Na avaliação de todos/as, os impactos apresentados pelos participantes foram diversos e se ampliavam na medida que se tinha uma visão minuciosa da instalação dos parques por todo o Nordeste. Do litoral ao sertão, os problemas decorrentes destes grandes empreendimentos só avançam. No litoral do Ceará houve aterramento de lagoas, uso em excesso da água, privatização da terra, aumento do custo de vida da comunidade, a ilusão de compensação, impacto da estrutura das habitações populares. “Se fosse tão bom [o parque], não teria tanta coisa escondida que a comunidade não precisa saber”, comenta uma das participantes, que prefere não se identificar.

No interior do Estado da Bahia, no território Sertão do São Francisco, seu Antônio Santos, que é de comunidade de Fundo de pasto, relata que a economia local das famílias oriunda da criação de caprinos e ovinos tem sido afetada com a chegada dos parques, que está na fase de avaliação e teste. “Proibição da gente transitar na área dos parques eólicos, onde criadores criavam sem problemas, onde tinham aguadas e foram ‘secadas’ devido ao parque eólico”. Ele faz um apelo aos poderes públicos no tocante a entender que o modo de vida desta família é no campo: “observem a nossa Convivência com o Semiárido porque nenhum de nós, que vive no Fundo de Pasto, tem condições de viver na cidade sem emprego”, apela seu Antônio, que é dos que foram atingidos pela construção da barragem de Sobradinho.

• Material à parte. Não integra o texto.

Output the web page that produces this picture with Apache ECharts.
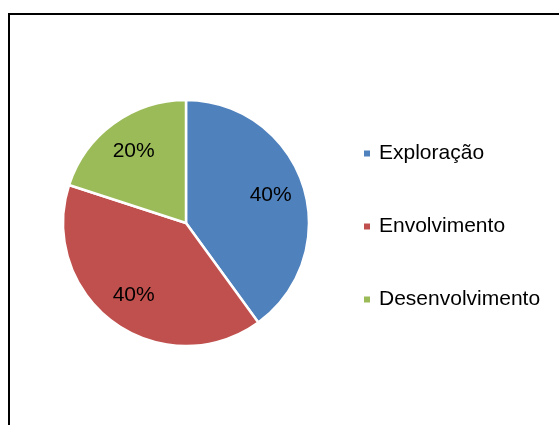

Uma realidade contada também é com a desigualdade na negociação da implantação do parque, de um lado quem tem o poder com seus interesses privados, favorecimento político e domínio do conhecimento e do outro as famílias que terão seus territórios desmatados, cortados. A primeira vai ganhar e a segunda vai perder, avaliam os/as participantes.

Neste cenário de expansão dos parques eólicos, a perspectiva de uma matriz energética é a da apropriação dos recursos naturais para a geração do lucro, passando por cima da dinâmica social e existência das comunidades. O Seminário foi organizado pela CPT – BA, CPP Nordeste, Irpaa, Instituto Terra Mar – CE e contou com o apoio da Cese.